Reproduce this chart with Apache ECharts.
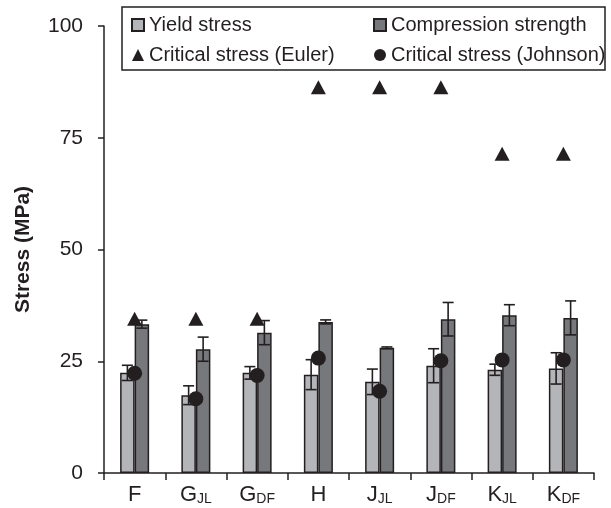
<!DOCTYPE html>
<html>
<head>
<meta charset="utf-8">
<script src="https://cdn.jsdelivr.net/npm/echarts@6/dist/echarts.min.js"></script>
<style>
  html, body { margin: 0; padding: 0; background: #fff; }
  #chart { width: 611px; height: 508px; }
</style>
</head>
<body>
<div id="chart"></div>
<script>
// Specimen groups: main letter plus subscript
const catMain = ['F', 'G', 'G', 'H', 'J', 'J', 'K', 'K'];
const catSub  = ['',  'JL', 'DF', '', 'JL', 'DF', 'JL', 'DF'];
const categories = catMain.map((m, i) => m + (catSub[i] ? '_' + catSub[i] : ''));

// Measured stresses (MPa) with standard deviations
const yieldStress   = [22.4, 17.4, 22.4, 22.0, 20.4, 24.0, 23.1, 23.4];
const yieldErr      = [1.7, 2.1, 1.4, 3.35, 2.85, 3.8, 1.25, 3.5];
const compStrength  = [33.3, 27.7, 31.4, 33.8, 28.0, 34.4, 35.3, 34.7];
const compErr       = [0.9, 2.7, 2.7, 0.45, 0.2, 3.75, 2.35, 3.8];
// Predicted critical buckling stresses (MPa)
const eulerStress   = [34.5, 34.5, 34.5, 86.3, 86.3, 86.3, 71.4, 71.4];
const johnsonStress = [22.3, 16.6, 21.8, 25.7, 18.3, 25.1, 25.3, 25.3];

const yTicks = [0, 25, 50, 75, 100];

const INK = '#231f20';
const LIGHT = '#b4b5b9';
const DARK = '#77787c';
const BAR_W = 14.5;
const FONT = '"Liberation Sans", Arial, sans-serif';

function errorBars(values, errs, shift) {
  return {
    type: 'custom',
    z: 5,
    silent: true,
    encode: { x: 0, y: 1 },
    data: values.map((v, i) => [i, v, errs[i]]),
    renderItem: function (params, api) {
      const i = api.value(0), v = api.value(1), e = api.value(2);
      const top = api.coord([i, v + e]);
      const bot = api.coord([i, v - e]);
      const x = top[0] + shift;
      const cap = 5.5;
      const style = { stroke: INK, lineWidth: 1.6, fill: null };
      return {
        type: 'group',
        children: [
          { type: 'line', shape: { x1: x, y1: top[1], x2: x, y2: bot[1] }, style: style },
          { type: 'line', shape: { x1: x - cap, y1: top[1], x2: x + cap, y2: top[1] }, style: style },
          { type: 'line', shape: { x1: x - cap, y1: bot[1], x2: x + cap, y2: bot[1] }, style: style }
        ]
      };
    }
  };
}

const chart = echarts.init(document.getElementById('chart'), null, { renderer: 'canvas' });

const legendCommon = {
  orient: 'vertical',
  top: 15,
  itemGap: 10,
  itemWidth: 12,
  itemHeight: 12,
  padding: 0,
  selectedMode: false,
  textStyle: { fontSize: 20, color: INK, fontFamily: FONT }
};

chart.setOption({
  animation: false,
  backgroundColor: '#fff',
  textStyle: { fontFamily: FONT },
  grid: { left: 104, right: 17, top: 26, bottom: 35, containLabel: false },
  legend: [
    Object.assign({}, legendCommon, {
      left: 131,
      data: [{ name: 'Yield stress', icon: 'rect' }, { name: 'Critical stress (Euler)', icon: 'triangle' }]
    }),
    Object.assign({}, legendCommon, {
      left: 373,
      data: [{ name: 'Compression strength', icon: 'rect' }, { name: 'Critical stress (Johnson)', icon: 'circle' }]
    })
  ],
  graphic: [{
    type: 'rect',
    z: 100,
    shape: { x: 122, y: 7, width: 483, height: 63 },
    style: { fill: null, stroke: INK, lineWidth: 1.5 }
  }],
  xAxis: {
    type: 'category',
    data: categories,
    boundaryGap: true,
    axisLine: { show: true, lineStyle: { color: INK, width: 1.5 } },
    axisTick: { show: true, length: 7, inside: false, interval: 0, lineStyle: { color: INK, width: 1.5 } },
    axisLabel: {
      interval: 0,
      margin: 11,
      color: INK,
      formatter: function (val, idx) {
        return catSub[idx] ? '{m|' + catMain[idx] + '}{s|' + catSub[idx] + '}' : '{m|' + catMain[idx] + '}';
      },
      rich: {
        m: { fontSize: 22, color: INK, fontFamily: FONT },
        s: { fontSize: 14, color: INK, fontFamily: FONT, verticalAlign: 'bottom', padding: [6, 0, 0, 0] }
      }
    },
    splitLine: { show: false }
  },
  yAxis: {
    type: 'value',
    min: yTicks[0],
    max: yTicks[yTicks.length - 1],
    interval: 25,
    name: 'Stress (MPa)',
    nameLocation: 'middle',
    nameGap: 70,
    nameRotate: 90,
    nameTextStyle: { fontSize: 21, fontWeight: 'bold', color: INK, fontFamily: FONT },
    axisLine: { show: true, lineStyle: { color: INK, width: 1.5 } },
    axisTick: { show: true, length: 6, inside: false, lineStyle: { color: INK, width: 1.5 } },
    axisLabel: { margin: 21, fontSize: 21, color: INK, fontFamily: FONT },
    splitLine: { show: false }
  },
  series: [
    {
      name: 'Yield stress',
      type: 'bar',
      data: yieldStress,
      barWidth: BAR_W,
      barGap: '0%',
      itemStyle: { color: LIGHT, borderColor: INK, borderWidth: 1.5 }
    },
    {
      name: 'Compression strength',
      type: 'bar',
      data: compStrength,
      barWidth: BAR_W,
      barGap: '0%',
      itemStyle: { color: DARK, borderColor: INK, borderWidth: 1.5 }
    },
    errorBars(yieldStress, yieldErr, -BAR_W / 2),
    errorBars(compStrength, compErr, BAR_W / 2),
    {
      name: 'Critical stress (Euler)',
      type: 'scatter',
      z: 10,
      symbol: 'triangle',
      symbolSize: [15, 14],
      data: eulerStress,
      itemStyle: { color: INK, opacity: 1 }
    },
    {
      name: 'Critical stress (Johnson)',
      type: 'scatter',
      z: 10,
      symbol: 'circle',
      symbolSize: 15,
      data: johnsonStress,
      itemStyle: { color: INK, opacity: 1 }
    }
  ]
});
</script>
</body>
</html>
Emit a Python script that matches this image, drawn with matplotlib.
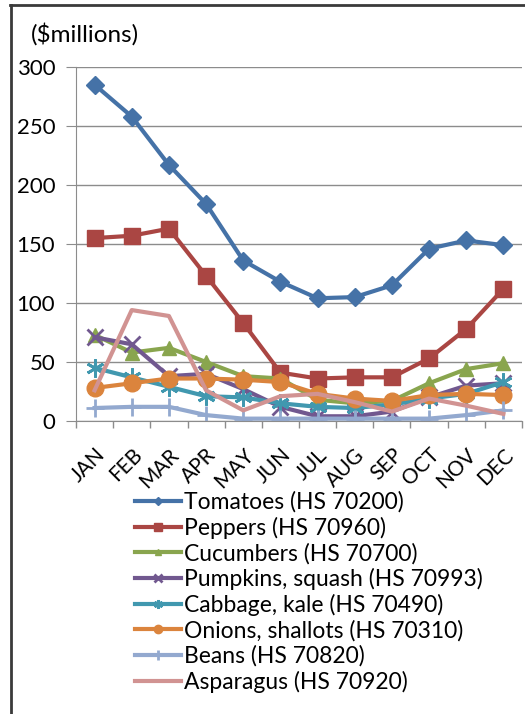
import matplotlib
matplotlib.use("Agg")
import matplotlib.pyplot as plt
from matplotlib.lines import Line2D

plt.rcParams['font.family'] = ['Lato', 'DejaVu Sans']

months = ['JAN', 'FEB', 'MAR', 'APR', 'MAY', 'JUN',
          'JUL', 'AUG', 'SEP', 'OCT', 'NOV', 'DEC']

tomatoes = [285, 258, 217, 184, 136, 118, 104, 105, 115, 146, 153, 149]
peppers = [155, 157, 163, 123, 83, 41, 36, 37, 37, 53, 78, 112]
cucumbers = [73, 58, 62, 50, 38, 36, 18, 15, 17, 32, 44, 49]
pumpkins = [71, 65, 38, 40, 27, 12, 4, 4, 8, 20, 30, 32]
cabbage = [45, 37, 29, 21, 20, 15, 12, 11, 14, 19, 23, 33]
onions = [28, 32, 36, 36, 35, 33, 23, 19, 17, 22, 23, 22]
beans = [11, 12, 12, 5, 2, 2, 2, 2, 2, 2, 5, 9]
asparagus = [26, 94, 89, 26, 9, 21, 23, 16, 8, 19, 13, 6]

labels = ['Tomatoes (HS 70200)', 'Peppers (HS 70960)', 'Cucumbers (HS 70700)',
          'Pumpkins, squash (HS 70993)', 'Cabbage, kale (HS 70490)',
          'Onions, shallots (HS 70310)', 'Beans (HS 70820)', 'Asparagus (HS 70920)']
colors = ['#4572A7', '#AA4643', '#89A54E', '#71588F',
          '#4198AF', '#DB843D', '#93A9CF', '#D19392']
series = [tomatoes, peppers, cucumbers, pumpkins, cabbage, onions, beans, asparagus]
markers = ['D', 's', '^', 'x', (6, 2, 0), 'o', '+', None]
msizes = [9, 11, 10, 11, 13, 12, 13, 0]

fig = plt.figure(figsize=(5.25, 7.14), dpi=100)
ax = fig.add_axes([76 / 525, 1 - 421 / 714, 446 / 525, 354 / 714])

x = list(range(len(months)))
for s, lab, c, m, ms in zip(series, labels, colors, markers, msizes):
    ax.plot(x, s, color=c, lw=3, marker=m, markersize=ms, label=lab,
            markeredgewidth=2 if m in ('x', '+', (6, 2, 0)) else 1,
            markeredgecolor=c)

ax.set_xlim(-0.5, 11.5)
ax.set_ylim(0, 300)
ax.set_yticks(range(0, 301, 50))
ax.yaxis.grid(True, color='#8c8c8c', lw=1)
ax.set_axisbelow(True)
ax.set_xticks(x)
ax.set_xticklabels(months, rotation=45, ha='right', rotation_mode='anchor', fontsize=15)
ax.set_xticks([i - 0.5 for i in range(13)], minor=True)
ax.tick_params(axis='x', which='major', length=0, pad=17)
ax.tick_params(axis='x', which='minor', length=5, color='#8c8c8c', width=1)
ax.tick_params(axis='y', length=7, color='#8c8c8c', labelsize=16, pad=8)
for side in ['top', 'right']:
    ax.spines[side].set_visible(False)
for side in ['left', 'bottom']:
    ax.spines[side].set_color('#8c8c8c')

fig.text(31 / 525, 1 - 34 / 714, '($millions)', fontsize=17.5, va='center', ha='left')

fig.legend(loc='upper left', bbox_to_anchor=(126 / 525, 1 - 482 / 714),
           frameon=False, fontsize=16.5, handlelength=2.0, handletextpad=0.15,
           labelspacing=0.17, markerscale=0.5, borderaxespad=0)

# frame lines (top and left)
fig.add_artist(Line2D([10 / 525, 1], [1 - 5 / 714, 1 - 5 / 714], color='#3a3a3a', lw=2))
fig.add_artist(Line2D([10.5 / 525, 10.5 / 525], [0, 1 - 5 / 714], color='#3a3a3a', lw=2))

fig.savefig('out.png', dpi=100)
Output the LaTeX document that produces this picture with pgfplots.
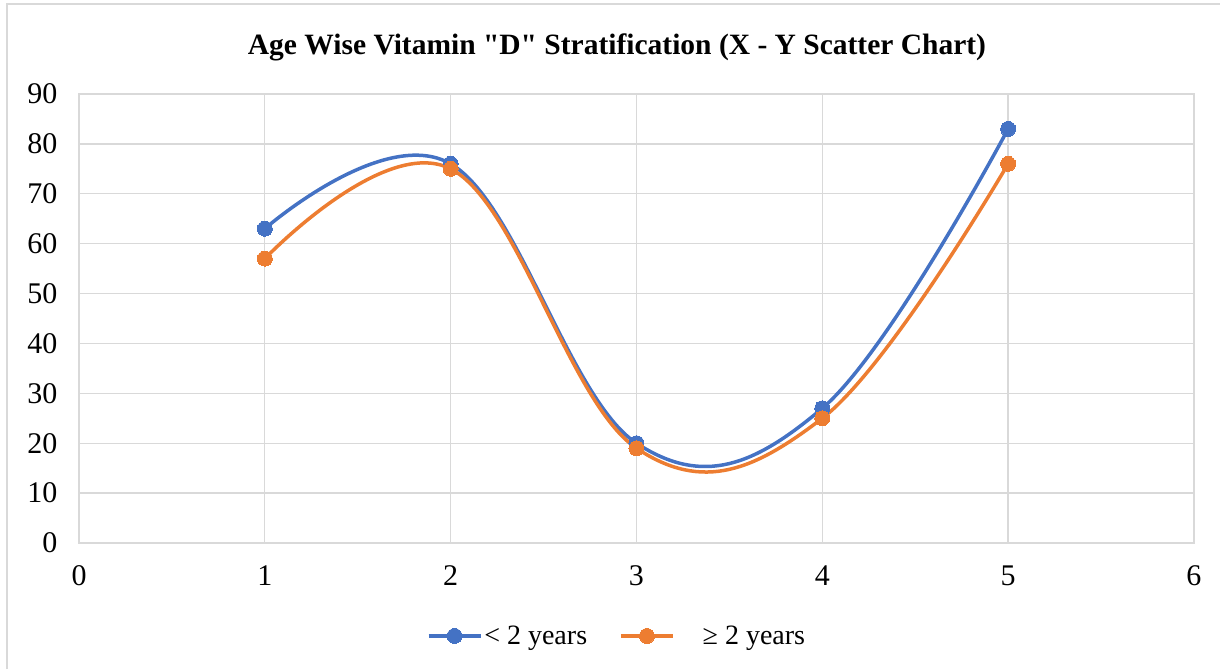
\documentclass[border=0pt]{standalone}
\usepackage{pgfplots}
\pgfplotsset{compat=1.18}
\usepackage{fontspec}
\setmainfont{Liberation Serif}[Ligatures=TeXOff]
\definecolor{cblue}{HTML}{4472C4}
\definecolor{corange}{HTML}{ED7D31}
\definecolor{cgrid}{HTML}{D9D9D9}
\begin{document}
\begin{tikzpicture}[x=1pt,y=1pt]
\useasboundingbox (0,0) rectangle (1220,669);
\draw[cgrid, line width=2.5pt] (7,0) -- (7,665) -- (1220,665);
\node[font=\fontsize{29.5}{34}\selectfont\bfseries] at (617,622) {Age Wise Vitamin "D" Stratification (X - Y Scatter Chart)};
\begin{axis}[
  at={(79pt,126pt)}, anchor=south west,
  scale only axis, width=1115pt, height=449pt,
  xmin=0, xmax=6, ymin=0, ymax=90,
  xtick={0,1,...,6}, ytick={0,10,...,90},
  grid=major, grid style={cgrid, line width=1.3pt},
  axis line style={cgrid, line width=1.3pt},
  major tick length=0pt,
  tick label style={font=\fontsize{30}{36}\selectfont},
  /pgf/number format/assume math mode=true,
  yticklabel style={xshift=-18pt},
  xticklabel style={yshift=-19pt},
  clip=false,
  legend style={at={(0.4825,-0.207)}, anchor=center, draw=none, fill=none,
    font=\fontsize{28}{34}\selectfont, legend columns=2,
    /tikz/every even column/.append style={column sep=30pt}},
  legend image code/.code={\draw[mark repeat=2,mark phase=2] plot coordinates {(0pt,0pt)(26pt,0pt)(52pt,0pt)};},
]
\addplot[cblue, line width=3.5pt, smooth, tension=0.65, mark=*, mark size=7.5pt, mark options={solid, line width=0pt}]
  coordinates {(1,63) (2,76) (3,20) (4,27) (5,83)};
\addlegendentry{< 2 years}
\addplot[corange, line width=3.5pt, smooth, tension=0.65, mark=*, mark size=7.5pt, mark options={solid, line width=0pt}]
  coordinates {(1,57) (2,75) (3,19) (4,25) (5,76)};
\addlegendentry{\hspace{26pt}≥ 2 years}
\end{axis}
\end{tikzpicture}
\end{document}
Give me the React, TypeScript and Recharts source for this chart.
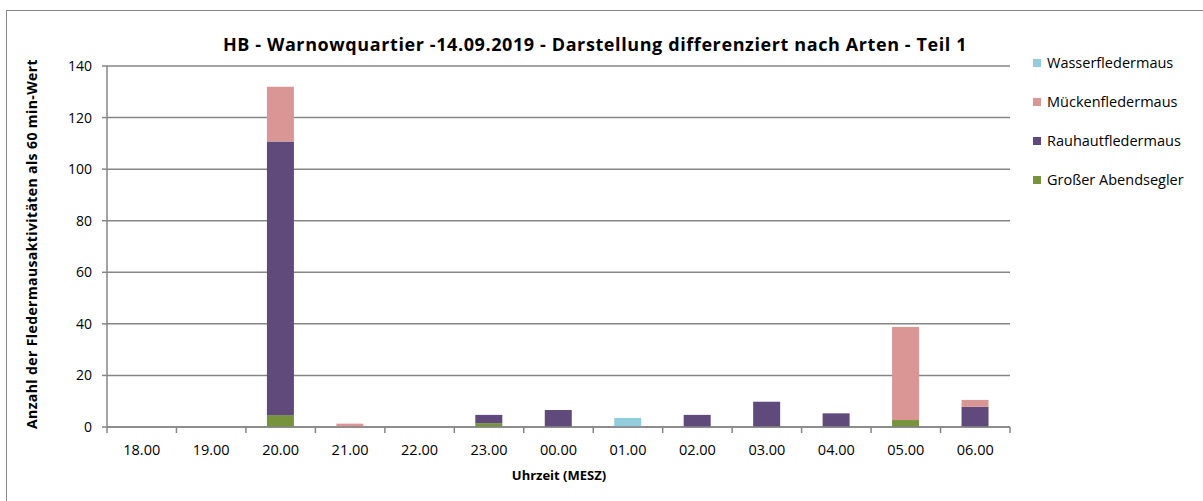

### Directions
Search the records above for the string "image". Copy every line that contains it.

### Written reply
Emit a Python script that matches this image, drawn with matplotlib.
  legend image code/.code={\draw[mark repeat=2,mark phase=2] plot coordinates {(0pt,0pt)(26pt,0pt)(52pt,0pt)};},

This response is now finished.